My original solution returned -1 in that case, but if I made that solution consider bidirectional change operations, it returned 3.

... Wait a second, that's when I noticed that 3 is actually the correct result for this case!. But not because of considering "change s v" equal to "change v s", but because it is possible to first erase x, then add s and change s to v. That is something I completely failed to notice! But at the same time, just after I noticed that my solution was wrong, coding phase ended.

Challenge phase
That test case led me to notice that there are many, many things to do in div1 500. It also helped me notice that the example cases are very weaks. Before the challenge phase I whispered to the admins that I think they are probably preparing themselves to watch a challenge phase spectacle.

With a failed 500 and a slow submission for 250, I knew that my last chance was to have a successful challenge, and that with so many submissions for 500 in my room, it was going to be perfectly possible.

For a second , I considered using my challenge phase on all the solutions, but I am not so aggressive. So, I just opened the solution for a blue coder, but not the lowest rated blue coder, because that's where aggressive challengers usually begin to challenge. After reading the solution a bit I noticed that it was only considering the add operation once and not combining it with erase or change. So, I gave it my challenge case and it was successful.

I tried to challenge more solutions, but I wasn't so lucky, every time I considered challenging someone, the solution already got challenged. I also noticed many clever things like using Floyd-Warshall, that is something I should have tried.

Outcome
Thankfully, my successful challenge was good enough to reach top 140. Which was exactly what I needed to reach 2100 rating. There is a red stripe in my rating graph! This was my dream objective of the first semester of 2011, so I am glad.
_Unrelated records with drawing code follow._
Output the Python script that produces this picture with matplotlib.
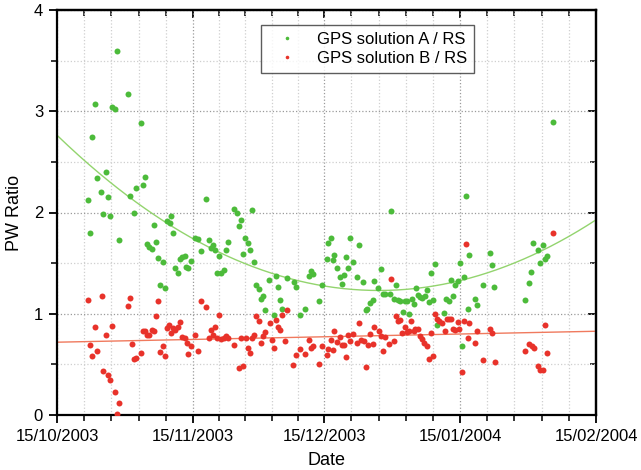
import numpy as np
import pandas as pd
import matplotlib
matplotlib.use("Agg")
import matplotlib.pyplot as plt
import matplotlib.dates as mdates
from matplotlib.ticker import FixedLocator, MultipleLocator

plt.rcParams["font.family"] = ["Liberation Sans", "DejaVu Sans"]

# days counted from 15/10/2003
start_date = "2003-10-15"
end_date = "2004-02-15"

days_a = [13.6, 16.1, 8.7, 12.6, 13.2, 19.2, 8.1, 11.1, 9.1, 20.1, 19.6, 18.1,
          10.1, 11.6, 7.1, 16.6, 10.6, 12.1, 17.6, 7.6, 14.1, 26.1, 22.1, 25.1,
          25.7, 26.5, 20.5, 21.1, 21.6, 22.6, 23.1, 24.1, 27.0, 27.6, 28.1, 28.6,
          29.1, 29.5, 30.0, 30.6, 31.6, 32.1, 32.9, 23.6, 24.6, 34.1, 40.5, 41.1,
          44.5, 42.0, 41.6, 34.6, 35.5, 35.1, 36.1, 39.0, 38.5, 37.0, 43.0, 43.5,
          44.0, 42.4, 45.0, 36.5, 37.4, 38.0, 45.4, 46.0, 47.0, 46.6, 47.5, 48.4,
          49.5, 49.9, 50.5, 51.0, 51.4, 52.5, 54.0, 54.5, 55.5, 56.5, 57.4, 57.9,
          58.5, 59.9, 60.5, 61.5, 61.9, 62.5, 63.0, 63.3, 76.3, 93.3, 66.9, 69.0,
          65.9, 67.5, 63.9, 66.4, 65.4, 64.5, 65.0, 68.4, 69.9, 72.4, 73.9, 73.3,
          74.4, 74.9, 75.9, 77.4, 72.0, 71.4, 70.8, 70.4, 77.0, 77.9, 78.3, 78.9,
          79.3, 79.9, 80.4, 80.9, 81.4, 81.9, 82.3, 82.9, 83.4, 83.9, 84.4, 84.8,
          85.3, 85.8, 86.3, 86.8, 88.3, 88.8, 89.4, 89.8, 90.4, 90.9, 91.4, 91.9,
          92.8, 92.4, 93.9, 94.1, 113.3, 108.7, 110.8, 109.8, 98.9, 111.8, 111.4,
          110.3, 99.3, 108.2, 107.8, 97.3, 99.8, 95.3, 106.8, 95.8]
ratio_a = [3.60, 3.17, 3.07, 3.04, 3.02, 2.88, 2.75, 2.40, 2.34, 2.35, 2.27, 2.24,
           2.20, 2.15, 2.12, 2.16, 1.99, 1.97, 2.00, 1.80, 1.73, 1.97, 1.88, 1.92,
           1.90, 1.80, 1.69, 1.66, 1.64, 1.71, 1.55, 1.51, 1.45, 1.40, 1.54, 1.56,
           1.57, 1.46, 1.45, 1.52, 1.75, 1.74, 1.62, 1.28, 1.25, 2.13, 2.03, 2.00,
           2.02, 1.93, 1.87, 1.73, 1.68, 1.65, 1.63, 1.71, 1.63, 1.57, 1.75, 1.70,
           1.63, 1.59, 1.51, 1.40, 1.40, 1.43, 1.28, 1.24, 1.18, 1.15, 1.04, 1.33,
           0.99, 1.37, 1.26, 1.14, 1.05, 1.35, 1.31, 1.26, 0.99, 1.05, 1.37, 1.42,
           1.39, 1.13, 1.28, 1.54, 1.70, 1.75, 1.53, 1.58, 2.01, 2.16, 1.75, 1.68,
           1.56, 1.51, 1.45, 1.45, 1.38, 1.36, 1.29, 1.36, 1.31, 1.32, 1.44, 1.25,
           1.20, 1.20, 1.20, 1.28, 1.14, 1.11, 1.05, 1.04, 1.15, 1.14, 1.13, 1.02,
           1.13, 1.13, 1.00, 1.15, 1.10, 1.25, 1.19, 1.17, 1.16, 1.18, 1.23, 1.12,
           1.40, 1.14, 1.49, 0.89, 1.01, 1.15, 1.13, 1.33, 1.18, 1.28, 1.32, 1.50,
           1.36, 0.68, 1.05, 1.58, 2.89, 1.70, 1.68, 1.63, 1.60, 1.57, 1.54,
           1.50, 1.48, 1.41, 1.30, 1.28, 1.26, 1.15, 1.14, 1.09]

days_b = [7.1, 10.2, 16.6, 16.1, 23.0, 22.6, 8.7, 12.6, 11.1, 7.6, 8.1, 9.1,
          10.5, 11.6, 12.1, 13.2, 14.1, 13.6, 17.1, 17.6, 18.1, 19.2, 19.6, 20.1,
          20.5, 21.1, 21.6, 22.1, 23.6, 24.1, 24.6, 25.1, 25.6, 26.1, 26.5, 27.0,
          27.5, 28.1, 28.6, 29.1, 29.6, 30.0, 30.6, 31.6, 32.1, 32.9, 34.0, 37.0,
          35.1, 36.0, 35.5, 34.6, 36.5, 37.5, 38.1, 38.5, 39.0, 40.5, 41.5, 42.4,
          42.0, 43.1, 43.5, 44.0, 44.6, 45.0, 45.5, 46.0, 46.6, 47.0, 47.5, 48.5,
          49.1, 49.5, 50.0, 50.5, 51.0, 51.4, 52.5, 52.0, 53.9, 54.5, 55.5, 56.5,
          57.4, 57.9, 58.5, 59.9, 60.5, 61.5, 61.9, 62.5, 63.0, 63.3, 76.3, 93.3,
          77.4, 77.9, 78.3, 80.8, 79.3, 78.8, 79.9, 80.3, 81.4, 81.8, 82.3, 82.8,
          83.3, 83.8, 84.4, 84.9, 85.9, 85.3, 86.3, 86.8, 87.2, 87.9, 88.5, 88.9,
          89.5, 89.9, 90.4, 90.9, 91.4, 91.8, 92.9, 92.4, 94.0, 93.8, 63.9, 64.5,
          65.0, 65.5, 65.9, 66.5, 66.9, 67.5, 68.5, 69.0, 69.4, 70.0, 70.4, 71.0,
          71.4, 72.0, 72.4, 73.4, 73.9, 74.4, 74.9, 75.8, 77.0, 113.3, 95.8, 98.8,
          99.3, 95.4, 111.3, 107.8, 108.3, 108.8, 106.8, 111.8, 97.3, 99.9, 109.8,
          110.3, 110.8]
ratio_b = [1.14, 1.18, 1.16, 1.08, 1.13, 0.98, 0.87, 0.88, 0.79, 0.69, 0.58, 0.63,
           0.43, 0.40, 0.35, 0.23, 0.12, 0.01, 0.70, 0.55, 0.56, 0.61, 0.83, 0.83,
           0.79, 0.79, 0.84, 0.83, 0.62, 0.68, 0.58, 0.86, 0.89, 0.81, 0.86, 0.84,
           0.87, 0.92, 0.77, 0.76, 0.71, 0.60, 0.68, 0.79, 0.63, 1.13, 1.07, 0.99,
           0.84, 0.87, 0.79, 0.76, 0.76, 0.75, 0.76, 0.78, 0.76, 0.69, 0.46, 0.48,
           0.76, 0.76, 0.66, 0.61, 0.76, 0.79, 0.98, 0.93, 0.71, 0.78, 0.82, 0.91,
           0.74, 0.66, 0.94, 0.87, 0.84, 0.99, 1.04, 0.73, 0.49, 0.59, 0.65, 0.60,
           0.74, 0.66, 0.68, 0.50, 0.68, 0.59, 0.65, 0.74, 0.64, 0.83, 1.34, 1.69,
           0.98, 0.93, 0.94, 0.93, 0.87, 0.81, 0.82, 0.83, 0.83, 0.85, 0.85, 0.78,
           0.75, 0.71, 0.68, 0.55, 0.58, 0.81, 1.00, 0.95, 0.93, 0.91, 0.83, 0.95,
           0.95, 0.95, 0.85, 0.84, 0.92, 0.85, 0.93, 0.42, 0.91, 0.76, 0.72, 0.77,
           0.69, 0.69, 0.57, 0.79, 0.73, 0.80, 0.71, 0.91, 0.74, 0.73, 0.47, 0.69,
           0.80, 0.70, 0.87, 0.83, 0.78, 0.63, 0.77, 0.70, 0.73, 1.80, 0.83, 0.85,
           0.81, 0.71, 0.89, 0.70, 0.68, 0.66, 0.63, 0.61, 0.54, 0.52, 0.48,
           0.44, 0.44]

label_a = "GPS solution A / RS"
label_b = "GPS solution B / RS"

green = "#4cbb3a"
red = "#e8322a"
green_fit = "#93d46e"
red_fit = "#f07a5e"


def to_dates(days):
    """
    in: list of day offsets
    out: matplotlib date numbers
    """
    base = pd.Timestamp(start_date)
    stamps = base + pd.to_timedelta(np.asarray(days), unit="D")
    return mdates.date2num(stamps.to_pydatetime())


fig = plt.figure(figsize=(6.41, 4.70), dpi=100)
ax = fig.add_axes([57 / 641, 1 - 415 / 470, (596 - 57) / 641, (415 - 10) / 470])

x0 = mdates.date2num(pd.Timestamp(start_date).to_pydatetime())
x1 = mdates.date2num(pd.Timestamp(end_date).to_pydatetime())

# fits over the whole axis range
span = np.linspace(0, x1 - x0, 300)
coef_a = np.polyfit(days_a, ratio_a, 2)
coef_b = np.polyfit(days_b, ratio_b, 1)
ax.plot(span + x0, np.polyval(coef_a, span), color=green_fit, lw=1.0, zorder=2)
ax.plot(span + x0, np.polyval(coef_b, span), color=red_fit, lw=1.0, zorder=2)

ax.plot(to_dates(days_a), ratio_a, "o", color=green, ms=4.3, mec="none",
        label=label_a, zorder=3)
ax.plot(to_dates(days_b), ratio_b, "o", color=red, ms=4.3, mec="none",
        label=label_b, zorder=3)

ax.set_xlim(x0, x1)
ax.set_ylim(0, 4)

major = mdates.date2num(pd.date_range(start_date, end_date, freq="MS")
                        .shift(14, freq="D").to_pydatetime())
major = np.concatenate([[x0], major[major > x0]])
minor = []
for a, b in zip(major[:-1], major[1:]):
    minor.extend(np.linspace(a, b, 6)[1:-1])

ax.xaxis.set_major_locator(FixedLocator(major))
ax.xaxis.set_minor_locator(FixedLocator(minor))
ax.xaxis.set_major_formatter(mdates.DateFormatter("%d/%m/%Y"))
ax.yaxis.set_major_locator(MultipleLocator(1))
ax.yaxis.set_minor_locator(MultipleLocator(0.5))

ax.grid(True, which="major", ls=":", color="#9a9a9a", lw=0.9)
ax.grid(True, which="minor", ls=":", color="#cfcfcf", lw=0.9)
ax.set_axisbelow(True)

ax.tick_params(which="major", direction="out", length=6, width=1.3,
               labelsize=12, pad=4)
ax.tick_params(which="minor", direction="out", length=4, width=1.1)

for side in ["top", "bottom", "left", "right"]:
    ax.spines[side].set_linewidth(1.6)

top = ax.secondary_xaxis("top")
top.xaxis.set_major_locator(FixedLocator(major))
top.xaxis.set_minor_locator(FixedLocator(minor))
top.tick_params(which="major", direction="in", length=6, width=1.3, labeltop=False)
top.tick_params(which="minor", direction="in", length=4, width=1.1)
top.spines["top"].set_linewidth(1.6)

right = ax.secondary_yaxis("right")
right.yaxis.set_major_locator(MultipleLocator(1))
right.yaxis.set_minor_locator(MultipleLocator(0.5))
right.tick_params(which="major", direction="in", length=6, width=1.3, labelright=False)
right.tick_params(which="minor", direction="in", length=4, width=1.1)
right.spines["right"].set_linewidth(1.6)

ax.set_xlabel("Date", fontsize=13, labelpad=6)
ax.set_ylabel("PW Ratio", fontsize=13, labelpad=8)

leg = ax.legend(loc="upper left", bbox_to_anchor=(0.378, 0.962), fontsize=12,
                markerscale=0.6, frameon=True, fancybox=False, handlelength=2.4,
                borderpad=0.4, labelspacing=0.25, handletextpad=0.6,
                borderaxespad=0)
leg.get_frame().set_edgecolor("#333333")
leg.get_frame().set_linewidth(1.0)

fig.savefig("out.png", dpi=100)
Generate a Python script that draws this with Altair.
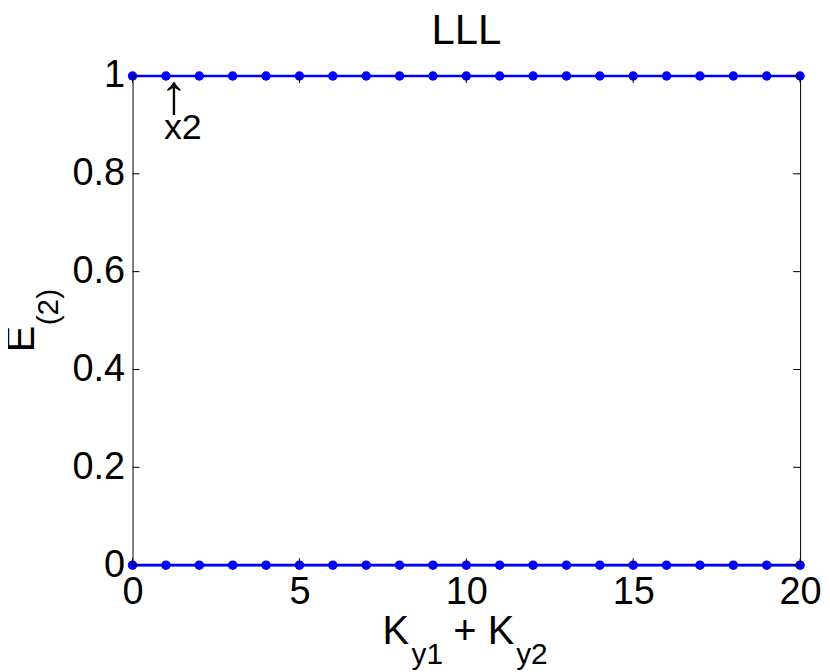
import altair as alt
import pandas as pd

# Data
x_vals = [0, 1, 2, 3, 4, 5, 6, 7, 8, 9, 10, 11, 12, 13, 14, 15, 16, 17, 18, 19, 20]
series_top = [1, 1, 1, 1, 1, 1, 1, 1, 1, 1, 1, 1, 1, 1, 1, 1, 1, 1, 1, 1, 1]
series_bottom = [0, 0, 0, 0, 0, 0, 0, 0, 0, 0, 0, 0, 0, 0, 0, 0, 0, 0, 0, 0, 0]
x_ticks = [0, 5, 10, 15, 20]
y_ticks = [0, 0.2, 0.4, 0.6, 0.8, 1]
title_text = "LLL"
annot_x = [1]

W, H = 670, 491
FONT = "Liberation Sans"
BLUE = "#0000ff"

df = pd.DataFrame({
    "x": x_vals * 2,
    "y": series_top + series_bottom,
    "s": ["top"] * len(x_vals) + ["bottom"] * len(x_vals),
})

xs = alt.Scale(domain=[0, 20], nice=False, zero=False)
ys = alt.Scale(domain=[0, 1], nice=False, zero=False)

xaxis = alt.Axis(values=x_ticks, ticks=False, domain=False, grid=False, title=None,
                 labelFont=FONT, labelFontSize=38, labelColor="black", labelPadding=8,
                 labelFlush=False, labelOverlap=False, format="d")
yaxis = alt.Axis(values=y_ticks, ticks=False, domain=False, grid=False, title=None,
                 labelFont=FONT, labelFontSize=38, labelColor="black", labelPadding=8,
                 labelFlush=False, labelOverlap=False,
                 labelExpr="datum.value == 0 ? '0' : datum.value == 1 ? '1' : format(datum.value, '.1f')")

base = alt.Chart(df)

lines = base.mark_line(color=BLUE, strokeWidth=2.7).encode(
    x=alt.X("x:Q", scale=xs, axis=xaxis),
    y=alt.Y("y:Q", scale=ys, axis=yaxis),
    detail="s:N",
)
points = base.mark_point(filled=True, color=BLUE, size=90, opacity=1).encode(
    x=alt.X("x:Q", scale=xs),
    y=alt.Y("y:Q", scale=ys),
)

xt = pd.DataFrame({"v": x_ticks})
yt = pd.DataFrame({"v": y_ticks})
tick_b = alt.Chart(xt).mark_rule(color="black", strokeWidth=1).encode(
    x=alt.X("v:Q", scale=xs), y=alt.value(H), y2=alt.value(H - 7))
tick_t = alt.Chart(xt).mark_rule(color="black", strokeWidth=1).encode(
    x=alt.X("v:Q", scale=xs), y=alt.value(0), y2=alt.value(7))
tick_l = alt.Chart(yt).mark_rule(color="black", strokeWidth=1).encode(
    y=alt.Y("v:Q", scale=ys), x=alt.value(0), x2=alt.value(7))
tick_r = alt.Chart(yt).mark_rule(color="black", strokeWidth=1).encode(
    y=alt.Y("v:Q", scale=ys), x=alt.value(W), x2=alt.value(W - 7))


def txt(s, x, y, size, align="left", angle=0, baseline="alphabetic", font=FONT):
    return alt.Chart(pd.DataFrame({"t": [s]})).mark_text(
        font=font, fontSize=size, color="black", align=align, baseline=baseline, angle=angle
    ).encode(text="t:N", x=alt.value(x), y=alt.value(y))


title = txt(title_text, W / 2, -32, 42, align="center")

xl1 = txt("K", 251, 570, 40)
xl2 = txt("y1", 280, 590, 30)
xl3 = txt("+ K", 322, 570, 40)
xl4 = txt("y2", 385, 590, 30)

yl1 = txt("E", -111, 264, 40, align="center", angle=270, baseline="middle")
yl2 = txt("(2)", -84, 232, 30, align="center", angle=270, baseline="middle")

annot = pd.DataFrame({"x": annot_x, "a": ["\u2191"], "b": ["x2"]})
arrow = alt.Chart(annot).mark_text(
    font=FONT, fontSize=56, color="black", align="center", baseline="alphabetic", dx=8
).encode(text="a:N", x=alt.X("x:Q", scale=xs), y=alt.value(37))
x2 = alt.Chart(annot).mark_text(
    font=FONT, fontSize=36, color="black", align="left", baseline="alphabetic", dx=-2
).encode(text="b:N", x=alt.X("x:Q", scale=xs), y=alt.value(63))

chart = alt.layer(
    lines, points, tick_b, tick_t, tick_l, tick_r, title, xl1, xl2, xl3, xl4, yl1, yl2, arrow, x2
).properties(
    width=W, height=H,
    autosize=alt.AutoSizeParams(type="none"),
    padding={"left": 125, "top": 67, "right": 22, "bottom": 106},
).configure(background="white").configure_view(stroke="black", strokeWidth=1)

chart.save("out.html", embed_options={"renderer": "svg", "actions": False})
But this will only increase the pressure in the upcoming matches.

The editorial
After the challenge phase ended I could not really write a blog post explaining the problems, for once because I still didn't have a good idea to solve div1 500. I knew how to solve it using transitive closure in a way like Floyd-Warshall, except that also reducing the add , remove, and change operations including the other operations in between but boy was that hard to implement and explain. I then had to go do a very time consuming, unrewarding group assignment.

I was once again, assigned an editorial. I still had the problem of not knowing an explainable solution for 500.

One of the many things I thought of while trying to come up with an easy solution for 500 was Dijkstra. If you consider it, it is never necessary to add a character to the left if the left most character is not equal to the character in that position in word. The same happens to the right side. So, you can represent a state as [a][b][wa][wb] , where a and b are the limits of a substring and wa, wb the current characters in those limits. Dijkstra because the graph is cyclic. So, in each state, you can remove characters, modify them or add characters (just make sure not to ever add a character to a side if the letter in that side is already different). I thought that there are 2500*26*26 different vertices and 50 edges, so Dijkstra was supposed to work. After implementing Dijkstra, I was disappointed to see that it timed out on exactly one case. Apparently the overhead was too large.

I eventually decided to open the writer's solution in the practice room. It was genius. The idea to use an empty letter as a valid letter, so an add operation is a change from LAMBDA to 'a'. This is the solution I explained in the editorial, and it makes everything so nicer.

#### 1 comment :

hacker007 said...

You are very good at explaining things/writing editorials, so keep on the great work. I have learned a lot, thanks.

Wish you become red in the near future.